■ DIRECTIVE
All of the data should be repeated exactly; pictures are not part of the copy.

⁂

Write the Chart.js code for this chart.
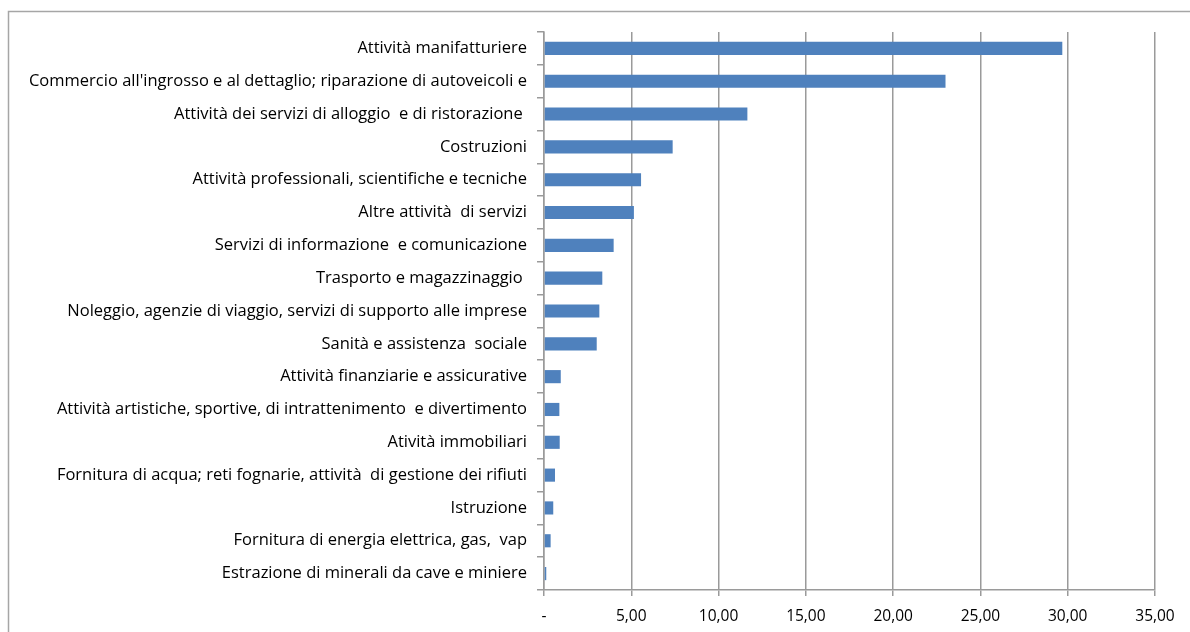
<!DOCTYPE html>
<html><head><meta charset="utf-8">
<script src="https://cdn.jsdelivr.net/npm/chart.js@4"></script>
<style>html,body{margin:0;padding:0;background:#fff}#wrap{width:1190px;height:632px;position:relative}</style>
</head><body><div id="wrap"><canvas id="c" width="1190" height="632"></canvas></div>
<script>
const categories = [
  "Attività manifatturiere",
  "Commercio all'ingrosso e al dettaglio; riparazione di autoveicoli e",
  "Attività dei servizi di alloggio  e di ristorazione ",
  "Costruzioni",
  "Attività professionali, scientifiche e tecniche",
  "Altre attività  di servizi",
  "Servizi di informazione  e comunicazione",
  "Trasporto e magazzinaggio ",
  "Noleggio, agenzie di viaggio, servizi di supporto alle imprese",
  "Sanità e assistenza  sociale",
  "Attività finanziarie e assicurative",
  "Attività artistiche, sportive, di intrattenimento  e divertimento",
  "Atività immobiliari",
  "Fornitura di acqua; reti fognarie, attività  di gestione dei rifiuti",
  "Istruzione",
  "Fornitura di energia elettrica, gas,  vap",
  "Estrazione di minerali da cave e miniere"
];
const values = [29.69, 23.0, 11.65, 7.37, 5.56, 5.15, 3.99, 3.34, 3.17, 3.02, 0.96, 0.88, 0.90, 0.63, 0.53, 0.38, 0.13];
const xMin = 0, xMax = 35, xStep = 5;

const frame = {
  id: 'frame',
  beforeDraw(chart) {
    const ctx = chart.ctx;
    ctx.save();
    ctx.fillStyle = '#fff';
    ctx.fillRect(0, 0, chart.width, chart.height);
    ctx.strokeStyle = '#a6a6a6';
    ctx.lineWidth = 1.5;
    ctx.strokeRect(8.5, 11.5, 1300, 800);
    ctx.restore();
  }
};

const gridColor = '#9a9a9a';
const labelFont = { family: "'Open Sans'", size: 16.5 };
new Chart(document.getElementById('c'), {
  type: 'bar',
  data: {
    labels: categories,
    datasets: [{
      data: values,
      backgroundColor: '#4f81bd',
      borderColor: '#6f97c8',
      borderWidth: 0,
      categoryPercentage: 1,
      barPercentage: 0.4
    }]
  },
  plugins: [frame],
  options: {
    indexAxis: 'y',
    responsive: false,
    animation: false,
    layout: { padding: { top: 32, right: 35, left: 0, bottom: 0 } },
    plugins: { legend: { display: false }, tooltip: { enabled: false } },
    scales: {
      x: {
        min: xMin, max: xMax,
        ticks: {
          stepSize: xStep,
          color: '#000',
          font: { family: "'Open Sans'", size: 15.5 },
          padding: 11,
          maxRotation: 0,
          callback: v => v === 0 ? '-' : v.toFixed(2).replace('.', ',')
        },
        grid: { color: gridColor, lineWidth: 1.5, tickLength: 6, drawTicks: true },
        border: { color: gridColor, width: 1.5 },
        afterFit: s => { s.height = 42; }
      },
      y: {
        ticks: {
          color: '#000',
          font: labelFont,
          padding: 10,
          autoSkip: false
        },
        grid: { drawOnChartArea: false, offset: true, color: gridColor, lineWidth: 1.5, tickLength: 7 },
        border: { color: gridColor, width: 1.5 },
        afterFit: s => { s.width = 544; }
      }
    }
  }
});
</script>
</body></html>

⁂

■ REPLY
Write the Chart.js code for this chart.
<!DOCTYPE html>
<html><head><meta charset="utf-8">
<script src="https://cdn.jsdelivr.net/npm/chart.js@4"></script>
<style>html,body{margin:0;padding:0;background:#fff}#wrap{width:1190px;height:632px;position:relative}</style>
</head><body><div id="wrap"><canvas id="c" width="1190" height="632"></canvas></div>
<script>
const categories = [
  "Attività manifatturiere",
  "Commercio all'ingrosso e al dettaglio; riparazione di autoveicoli e",
  "Attività dei servizi di alloggio  e di ristorazione ",
  "Costruzioni",
  "Attività professionali, scientifiche e tecniche",
  "Altre attività  di servizi",
  "Servizi di informazione  e comunicazione",
  "Trasporto e magazzinaggio ",
  "Noleggio, agenzie di viaggio, servizi di supporto alle imprese",
  "Sanità e assistenza  sociale",
  "Attività finanziarie e assicurative",
  "Attività artistiche, sportive, di intrattenimento  e divertimento",
  "Atività immobiliari",
  "Fornitura di acqua; reti fognarie, attività  di gestione dei rifiuti",
  "Istruzione",
  "Fornitura di energia elettrica, gas,  vap",
  "Estrazione di minerali da cave e miniere"
];
const values = [29.69, 23.0, 11.65, 7.37, 5.56, 5.15, 3.99, 3.34, 3.17, 3.02, 0.96, 0.88, 0.90, 0.63, 0.53, 0.38, 0.13];
const xMin = 0, xMax = 35, xStep = 5;

const frame = {
  id: 'frame',
  beforeDraw(chart) {
    const ctx = chart.ctx;
    ctx.save();
    ctx.fillStyle = '#fff';
    ctx.fillRect(0, 0, chart.width, chart.height);
    ctx.strokeStyle = '#a6a6a6';
    ctx.lineWidth = 1.5;
    ctx.strokeRect(8.5, 11.5, 1300, 800);
    ctx.restore();
  }
};

const gridColor = '#9a9a9a';
const labelFont = { family: "'Open Sans'", size: 16.5 };
new Chart(document.getElementById('c'), {
  type: 'bar',
  data: {
    labels: categories,
    datasets: [{
      data: values,
      backgroundColor: '#4f81bd',
      borderColor: '#6f97c8',
      borderWidth: 0,
      categoryPercentage: 1,
      barPercentage: 0.4
    }]
  },
  plugins: [frame],
  options: {
    indexAxis: 'y',
    responsive: false,
    animation: false,
    layout: { padding: { top: 32, right: 35, left: 0, bottom: 0 } },
    plugins: { legend: { display: false }, tooltip: { enabled: false } },
    scales: {
      x: {
        min: xMin, max: xMax,
        ticks: {
          stepSize: xStep,
          color: '#000',
          font: { family: "'Open Sans'", size: 15.5 },
          padding: 11,
          maxRotation: 0,
          callback: v => v === 0 ? '-' : v.toFixed(2).replace('.', ',')
        },
        grid: { color: gridColor, lineWidth: 1.5, tickLength: 6, drawTicks: true },
        border: { color: gridColor, width: 1.5 },
        afterFit: s => { s.height = 42; }
      },
      y: {
        ticks: {
          color: '#000',
          font: labelFont,
          padding: 10,
          autoSkip: false
        },
        grid: { drawOnChartArea: false, offset: true, color: gridColor, lineWidth: 1.5, tickLength: 7 },
        border: { color: gridColor, width: 1.5 },
        afterFit: s => { s.width = 544; }
      }
    }
  }
});
</script>
</body></html>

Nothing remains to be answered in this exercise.